### WHAT THE EXERCISE ASKS
Extract the text of every entry below exactly; leave images out.

### ENTRIES
----------

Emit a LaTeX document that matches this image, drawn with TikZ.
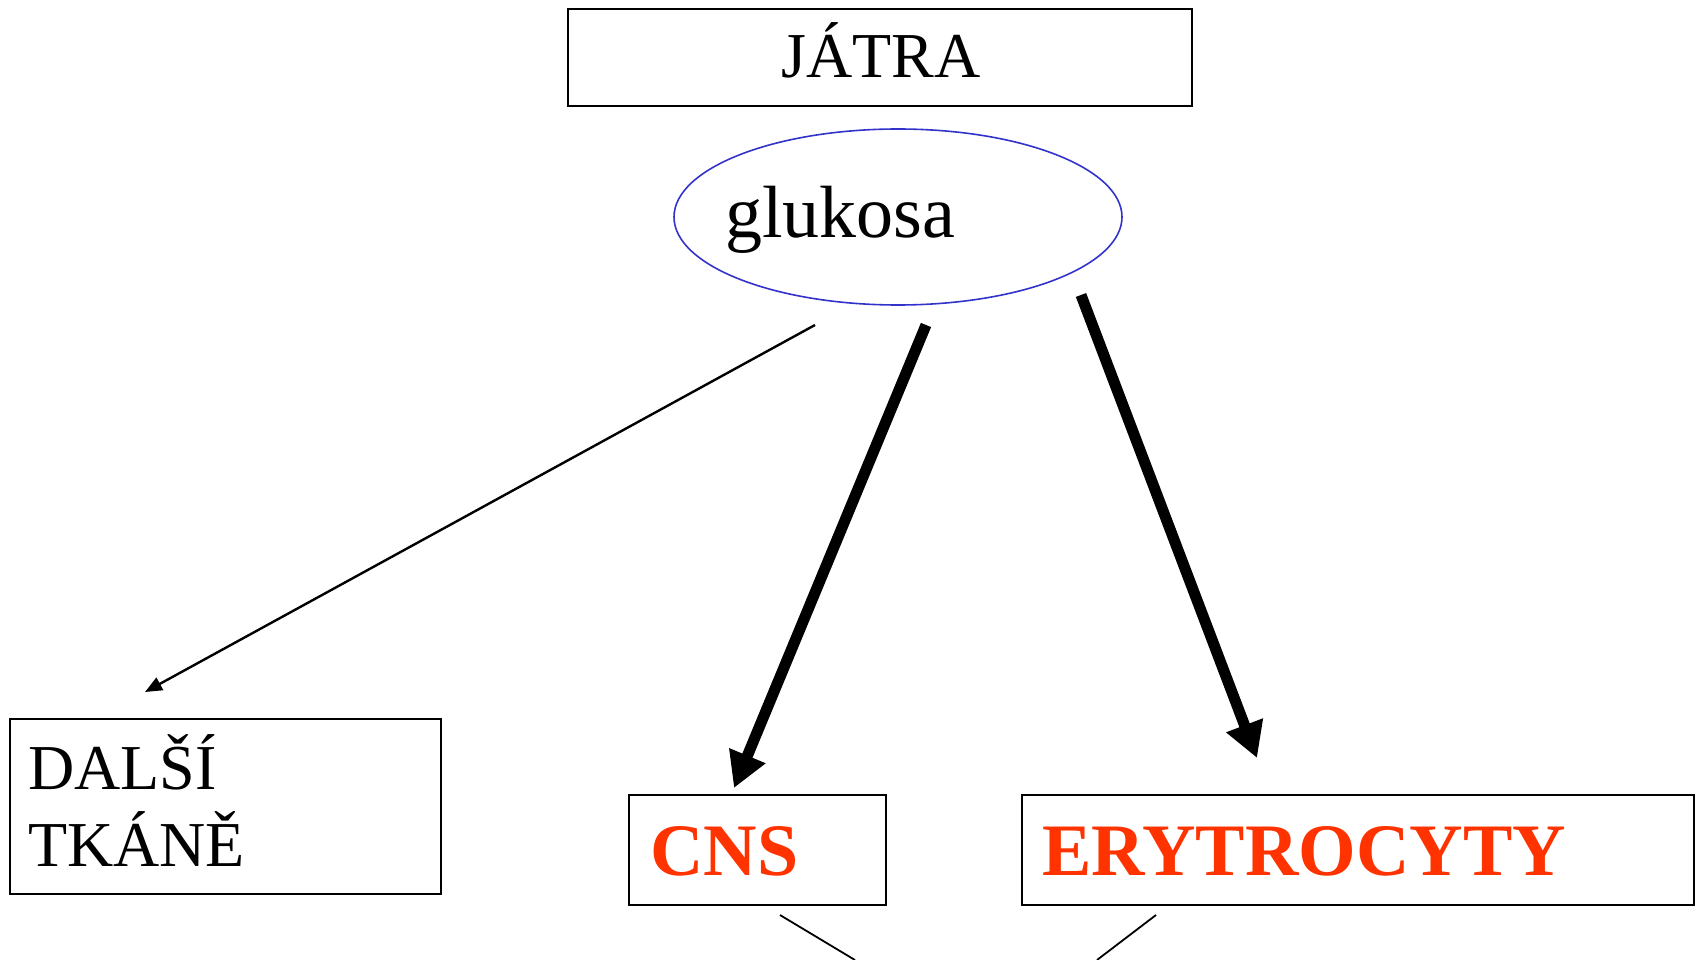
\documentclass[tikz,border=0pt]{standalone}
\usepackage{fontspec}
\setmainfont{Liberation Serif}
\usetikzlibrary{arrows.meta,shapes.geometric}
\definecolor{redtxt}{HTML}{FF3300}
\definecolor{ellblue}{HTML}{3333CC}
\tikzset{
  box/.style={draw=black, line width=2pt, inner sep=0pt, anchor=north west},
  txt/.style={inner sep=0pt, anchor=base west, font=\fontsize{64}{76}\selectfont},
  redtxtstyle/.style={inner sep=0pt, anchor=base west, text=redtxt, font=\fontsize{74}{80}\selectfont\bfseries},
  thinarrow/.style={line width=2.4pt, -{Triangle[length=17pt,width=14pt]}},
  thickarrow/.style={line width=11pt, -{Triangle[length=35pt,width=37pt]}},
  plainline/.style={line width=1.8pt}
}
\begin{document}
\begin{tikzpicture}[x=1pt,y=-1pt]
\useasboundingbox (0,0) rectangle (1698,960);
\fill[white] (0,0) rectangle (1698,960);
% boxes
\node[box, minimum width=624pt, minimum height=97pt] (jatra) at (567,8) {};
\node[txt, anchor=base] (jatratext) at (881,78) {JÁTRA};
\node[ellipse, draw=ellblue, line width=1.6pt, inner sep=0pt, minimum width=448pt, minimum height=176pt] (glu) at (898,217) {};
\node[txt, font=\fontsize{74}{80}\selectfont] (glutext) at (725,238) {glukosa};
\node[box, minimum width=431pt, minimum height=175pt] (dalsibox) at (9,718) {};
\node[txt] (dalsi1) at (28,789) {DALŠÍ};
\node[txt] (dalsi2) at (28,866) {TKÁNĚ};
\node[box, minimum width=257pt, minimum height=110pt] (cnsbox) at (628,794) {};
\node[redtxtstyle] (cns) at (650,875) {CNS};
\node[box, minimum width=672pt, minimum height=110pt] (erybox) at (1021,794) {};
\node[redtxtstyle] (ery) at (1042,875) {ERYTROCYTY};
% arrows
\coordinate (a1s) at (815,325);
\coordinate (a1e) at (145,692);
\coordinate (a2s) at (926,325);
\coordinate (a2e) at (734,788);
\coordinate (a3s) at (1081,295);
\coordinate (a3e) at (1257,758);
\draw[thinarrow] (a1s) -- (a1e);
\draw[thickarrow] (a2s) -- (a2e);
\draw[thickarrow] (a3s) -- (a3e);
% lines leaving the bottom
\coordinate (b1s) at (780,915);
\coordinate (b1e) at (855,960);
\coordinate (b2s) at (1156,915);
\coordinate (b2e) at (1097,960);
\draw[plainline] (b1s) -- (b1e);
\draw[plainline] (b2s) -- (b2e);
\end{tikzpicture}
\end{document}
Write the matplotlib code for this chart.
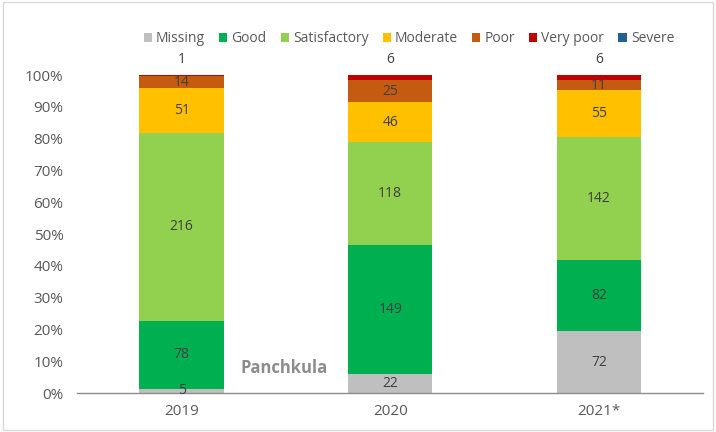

----------

### RESULT OF THIS TASK
Emit a LaTeX document that matches this image, drawn with TikZ.
\documentclass[tikz,border=0pt]{standalone}
\usepackage{fontspec}
\setmainfont{Liberation Serif}
\usetikzlibrary{arrows.meta,shapes.geometric}
\definecolor{redtxt}{HTML}{FF3300}
\definecolor{ellblue}{HTML}{3333CC}
\tikzset{
  box/.style={draw=black, line width=2pt, inner sep=0pt, anchor=north west},
  txt/.style={inner sep=0pt, anchor=base west, font=\fontsize{64}{76}\selectfont},
  redtxtstyle/.style={inner sep=0pt, anchor=base west, text=redtxt, font=\fontsize{74}{80}\selectfont\bfseries},
  thinarrow/.style={line width=2.4pt, -{Triangle[length=17pt,width=14pt]}},
  thickarrow/.style={line width=11pt, -{Triangle[length=35pt,width=37pt]}},
  plainline/.style={line width=1.8pt}
}
\begin{document}
\begin{tikzpicture}[x=1pt,y=-1pt]
\useasboundingbox (0,0) rectangle (1698,960);
\fill[white] (0,0) rectangle (1698,960);
% boxes
\node[box, minimum width=624pt, minimum height=97pt] (jatra) at (567,8) {};
\node[txt, anchor=base] (jatratext) at (881,78) {JÁTRA};
\node[ellipse, draw=ellblue, line width=1.6pt, inner sep=0pt, minimum width=448pt, minimum height=176pt] (glu) at (898,217) {};
\node[txt, font=\fontsize{74}{80}\selectfont] (glutext) at (725,238) {glukosa};
\node[box, minimum width=431pt, minimum height=175pt] (dalsibox) at (9,718) {};
\node[txt] (dalsi1) at (28,789) {DALŠÍ};
\node[txt] (dalsi2) at (28,866) {TKÁNĚ};
\node[box, minimum width=257pt, minimum height=110pt] (cnsbox) at (628,794) {};
\node[redtxtstyle] (cns) at (650,875) {CNS};
\node[box, minimum width=672pt, minimum height=110pt] (erybox) at (1021,794) {};
\node[redtxtstyle] (ery) at (1042,875) {ERYTROCYTY};
% arrows
\coordinate (a1s) at (815,325);
\coordinate (a1e) at (145,692);
\coordinate (a2s) at (926,325);
\coordinate (a2e) at (734,788);
\coordinate (a3s) at (1081,295);
\coordinate (a3e) at (1257,758);
\draw[thinarrow] (a1s) -- (a1e);
\draw[thickarrow] (a2s) -- (a2e);
\draw[thickarrow] (a3s) -- (a3e);
% lines leaving the bottom
\coordinate (b1s) at (780,915);
\coordinate (b1e) at (855,960);
\coordinate (b2s) at (1156,915);
\coordinate (b2e) at (1097,960);
\draw[plainline] (b1s) -- (b1e);
\draw[plainline] (b2s) -- (b2e);
\end{tikzpicture}
\end{document}
Write the matplotlib code for this chart.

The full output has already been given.